Reading and Searching the CFI’s Machine Readable Data
Use the Index to search for specific schools
The appendices offer a school-by-school analysis of contingent counts and percentages across full-time instructional, full-time research, part-time and graduate faculty along with totals for each institution.
The original document is a pdf and is machine-readable. This allows you to find your school using
control + f on a PC and
command + F on Mac.
Note that the tables are split in two pages, making it difficult to read electronically.
I wanted to fix this inconvenience so I modified the pdf [download modified pdf here] to include an extra blank page at p. 19 so that the charts display across from each other (as likely intended by the authors). I also rotated the charts on p. 17 and 18 to landscape view so no one strains their neck trying to read sideways.
Open the modified document in Adobe Acrobat Reader…[freely download Adobe]
Go to “view” → “page display” and choose “Two Up” or “Two Up Continuous.”
Now you can easily read across to find all data for a particular school.
The New Table of Contents
→ Doctoral programs begin on p. 20
→ Masters programs begin on p. 38
→ Baccalaureate programs begin on p. 74
→ Associates programs begin on p. 110
Extracting and Sharing the Data
I wanted to extract the data from the pdf to:
- Examine some patterns that were beyond the scope of the original study
- See what else could be gleaned from the AAUP’s existing, well-formatted, data
- Prepare data for comparison with more recent data from IPEDS and other sources
I extracted the Baccalaureate data from the pdfs into a spreadsheet [Baccal_Pages_AAUPContingentFacultyIndex2006].
The spreadsheet is also now publicly available in Google Fusion Tables.
I document my extraction process below in case these steps prove useful to other extraction and sharing efforts.
Things that didn’t work
A. Copy paste from pdf to Excel resulted in all data in one column 😦
B. Export to XML resulted in a muck of code 😦
Things that did work
Using Adobe Acrobat Pro (I’m still on version 9.0)…
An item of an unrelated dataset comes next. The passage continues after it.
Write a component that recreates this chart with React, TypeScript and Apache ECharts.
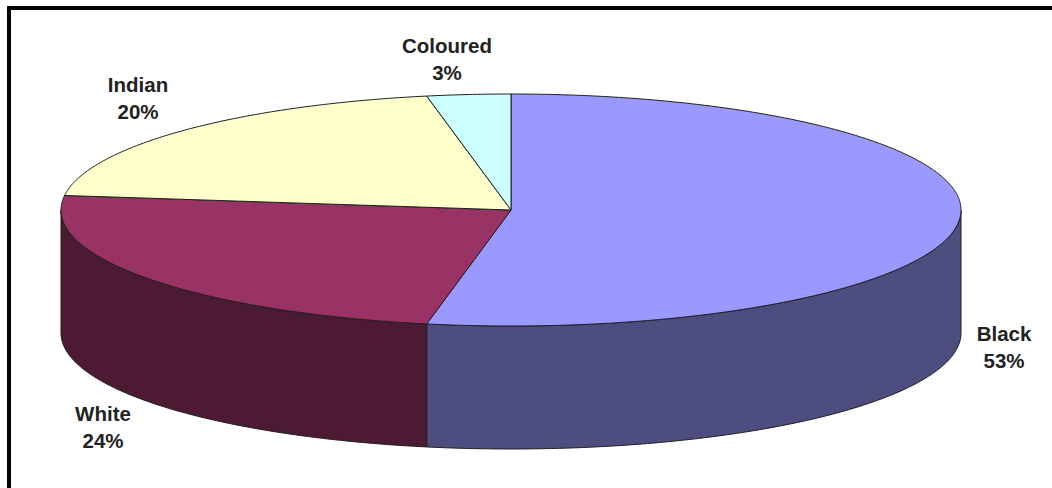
import React, { useEffect, useRef } from "react";
import * as echarts from "echarts";

const categories = ["Black", "White", "Indian", "Coloured"];
const shares = [53, 24, 20, 3];
const topColors = ["#9999FF", "#993366", "#FFFFCC", "#CCFFFF"];
const sideColors = ["#4D4D7F", "#4D1A33", "#80806A", "#6A8080"];

// Disc geometry in pixels: centre of the upper face, radii and wall height.
const CX = 511;
const CY = 210;
const RX = 450;
const RY = 116;
const DEPTH = 123;

// Centre of each two-line label.
const labelCentres = [
  [1004, 347],
  [103, 427],
  [138, 98],
  [447, 59],
];

const STEP = Math.PI / 360;

function rimPoint(angle: number, drop: number): number[] {
  return [CX + RX * Math.sin(angle), CY - RY * Math.cos(angle) + drop];
}

function arcPoints(from: number, to: number, drop: number): number[][] {
  const pts: number[][] = [];
  const n = Math.max(2, Math.ceil((to - from) / STEP));
  for (let i = 0; i <= n; i++) pts.push(rimPoint(from + ((to - from) * i) / n, drop));
  return pts;
}

const total = shares.reduce((a, b) => a + b, 0);

function renderSlice(params: any) {
  const i = params.dataIndex;
  const before = shares.slice(0, i).reduce((a, b) => a + b, 0);
  const start = (before / total) * 2 * Math.PI;
  const end = ((before + shares[i]) / total) * 2 * Math.PI;
  const children: any[] = [];
  const edge = { stroke: "#1f1f1f", lineWidth: 1 };

  // The wall only shows on the front half of the disc.
  const wallFrom = Math.max(start, Math.PI / 2);
  const wallTo = Math.min(end, (3 * Math.PI) / 2);
  if (wallTo > wallFrom) {
    const upper = arcPoints(wallFrom, wallTo, 0);
    const lower = arcPoints(wallFrom, wallTo, DEPTH).reverse();
    children.push({
      type: "polygon",
      shape: { points: upper.concat(lower) },
      style: { fill: sideColors[i], ...edge },
    });
  }

  children.push({
    type: "polygon",
    shape: { points: [[CX, CY] as number[]].concat(arcPoints(start, end, 0)) },
    style: { fill: topColors[i], ...edge },
  });

  children.push({
    type: "text",
    style: {
      x: labelCentres[i][0],
      y: labelCentres[i][1],
      text: `${categories[i]}\n${shares[i]}%`,
      fill: "#222222",
      font: 'bold 20.5px "Liberation Sans", Arial, sans-serif',
      lineHeight: 27,
      align: "center",
      verticalAlign: "middle",
    },
  });

  return { type: "group", children };
}

export default function App() {
  const ref = useRef<HTMLDivElement>(null);

  useEffect(() => {
    const chart = echarts.init(ref.current!, null, { renderer: "svg" });
    chart.setOption({
      animation: false,
      backgroundColor: "#ffffff",
      graphic: [
        {
          type: "polyline",
          shape: { points: [[9, 488], [9, 8], [1052, 8]] },
          style: { stroke: "#000000", lineWidth: 4, fill: "none" },
        },
      ],
      series: [
        {
          type: "custom",
          coordinateSystem: "none",
          renderItem: renderSlice,
          data: shares,
        },
      ],
    });
    return () => chart.dispose();
  }, []);

  return <div ref={ref} style={{ position: "absolute", left: 0, top: 0, width: 1052, height: 488 }} />;
}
1. Extract the desired page(s) that contain(s) the table data you want
2. From your new pdf of extracted pages you can either…
…Export the pdf to HTML, Open Excel, import the HTML file
…Save the pdf as “tables in Excel.” This produces an XML file that Excel can read [recommended]
3. Manually move the data into a single sheet using copy/paste because each page will appear on a separate sheet in the same workbook.
4. To delete formatting, save the excel file as .csv and then reopen the .csv file in Excel or another analysis program. This will allow you to use filtering and sorting functions without running into errors due to merged table cells.